In the Trump administration, Pendley has been overseeing the relocation of Bureau of Land Management jobs out of Washington, D.C., to Western states. Pendley said that he would prefer to relocate to Grand Junction, Colorado, but his own job was one of 61 identified as needing to be kept in Washington. Congress rejected funding for the relocations, and Rep. Raúl Grijalva of Arizona, the Democratic chair of the House Natural Resources Committee, said that Congress would investigate whether the plan was appropriate. In December 2019, Pendley wrote that nearly two-thirds of the 153 employees told to move out of Washington had agreed to relocate.
Pendley said the biggest threat to U.S. public lands is wild horses and burros "causing havoc".
On December 30, 2019, 91 groups with connections to public lands sent a letter to Secretary of the Interior David Bernhardt demanding that Pendley resign or be removed from office for alleged conflict of interest. The Interior Department called the groups who signed the letter "environmental extremists." The day afterward, Bernhardt acted to extend Pendley's tenure through April 2020.

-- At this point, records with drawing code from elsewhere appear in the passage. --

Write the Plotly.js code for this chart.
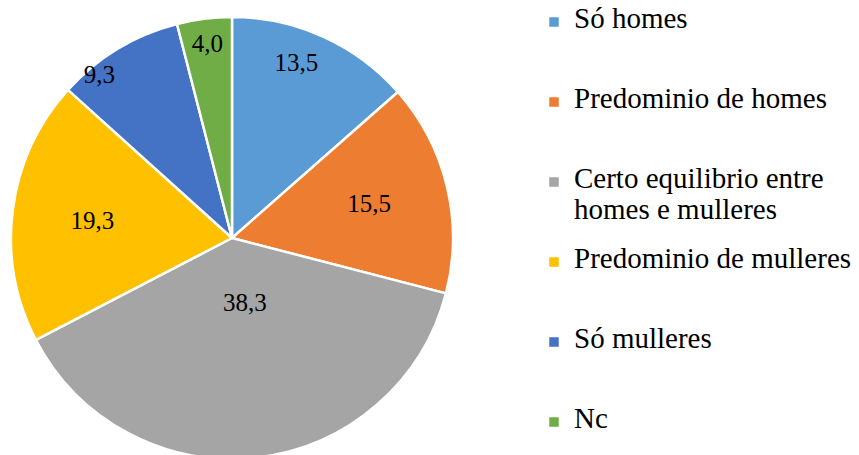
<!DOCTYPE html>
<html>
<head>
<meta charset="utf-8">
<script src="https://cdn.plot.ly/plotly-3.0.1.min.js"></script>
<style>
  html, body { margin: 0; padding: 0; overflow: hidden; background: #fff; }
  #chart { width: 859px; height: 459px; }
</style>
</head>
<body>
<div id="chart"></div>
<script>
// ---- data ----
var categories = [
  "Só homes",
  "Predominio de homes",
  "Certo equilibrio entre homes e mulleres",
  "Predominio de mulleres",
  "Só mulleres",
  "Nc"
];
var legendLines = [
  ["Só homes"],
  ["Predominio de homes"],
  ["Certo equilibrio entre", "homes e mulleres"],
  ["Predominio de mulleres"],
  ["Só mulleres"],
  ["Nc"]
];
var values = [13.5, 15.5, 38.3, 19.3, 9.3, 4.0];
var colors = ["#5B9BD5", "#ED7D31", "#A5A5A5", "#FFC000", "#4472C4", "#70AD47"];

// label nudges (style only): blank lines added below, non-breaking spaces added right
var padLinesBelow = [2, 0, 3, 0, 1, 0];
var padSpacesRight = [0, 3, 0, 0, 14, 0];

var FONT = "'Liberation Serif', 'Times New Roman', Times, serif";

// ---- legend label layout (spacing via small base font + padded lines) ----
var LEG_SIZE = 29;
var SLOTS = 10;
function buildLegendLabel(lines) {
  var out = [];
  for (var i = 0; i < SLOTS; i++) out.push("&nbsp;");
  out[5] = '<span style="font-size:' + LEG_SIZE + 'px">' + lines[0] + '</span>';
  if (lines.length > 1) out[9] = '<span style="font-size:' + LEG_SIZE + 'px">' + lines[1] + '</span>';
  return out.join("<br>");
}
var labels = legendLines.map(buildLegendLabel);

var templates = values.map(function (v, i) {
  var s = "%{value:.1f}";
  for (var k = 0; k < padSpacesRight[i]; k++) s += "&nbsp;";
  for (var j = 0; j < padLinesBelow[i]; j++) s += "<br>&nbsp;";
  return s;
});

var W = 859, H = 459, T = 17;
var trace = {
  type: "pie",
  labels: labels,
  values: values,
  sort: false,
  direction: "clockwise",
  rotation: 0,
  marker: { colors: colors, line: { color: "#ffffff", width: 2.5 } },
  texttemplate: templates,
  textposition: "inside",
  insidetextorientation: "horizontal",
  textfont: { family: FONT, size: 25, color: "#000000" },
  hoverinfo: "none",
  domain: { x: [11 / W, 453 / W], y: [0, 1] }
};

var layout = {
  width: W,
  height: H,
  margin: { l: 0, r: 0, t: T, b: 0, autoexpand: false },
  paper_bgcolor: "#ffffff",
  separators: ", ",
  showlegend: true,
  uniformtext: { minsize: 25, mode: "show" },
  legend: {
    x: 534 / W,
    xanchor: "left",
    y: 1 + (T + 23) / (H - T),
    yanchor: "top",
    valign: "middle",
    bgcolor: "rgba(0,0,0,0)",
    maxheight: 2000,
    font: { family: FONT, size: 77 / SLOTS / 1.3, color: "#000000" }
  },
  font: { family: FONT }
};

Plotly.newPlot("chart", [trace], layout, { displayModeBar: false, staticPlot: true });
</script>
</body>
</html>
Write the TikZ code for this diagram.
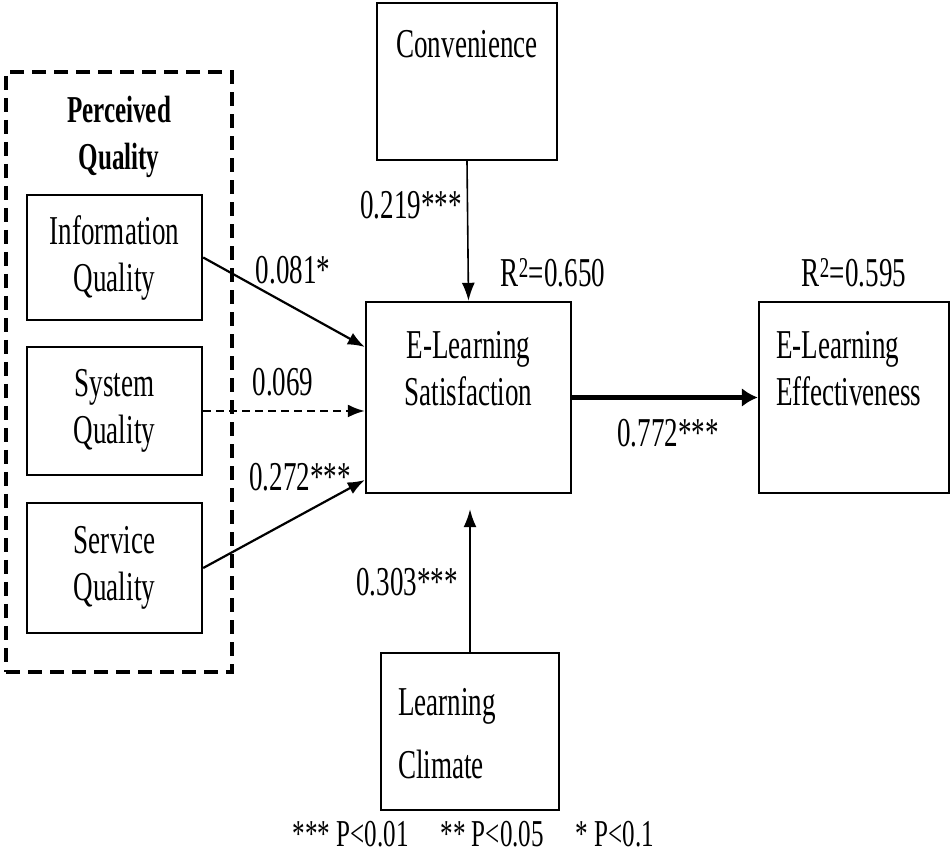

Bernardt has repeatedly issued orders extending Pendley's tenure in an acting capacity, bypassing a Senate confirmation process. In May 2020, two activist groups, Public Employees for Environmental Responsibility and the Western Watersheds Project, sued over Bernhardt's ongoing appointments of Pendley to run the BLM and David Vela to lead the National Park Service. In June 2020, an unwritten order by Bernhardt extended Pendley's acting appointment indefinitely.
On June 26, 2020, Trump said he planned to nominate Pendley for confirmation by the Senate, a move that CNN said might give Pendley firmer legal footing to continue on an interim basis.

Personal life

Pendley and his wife live in Evergreen, Colorado, and he also rents an apartment in Washington, D.C.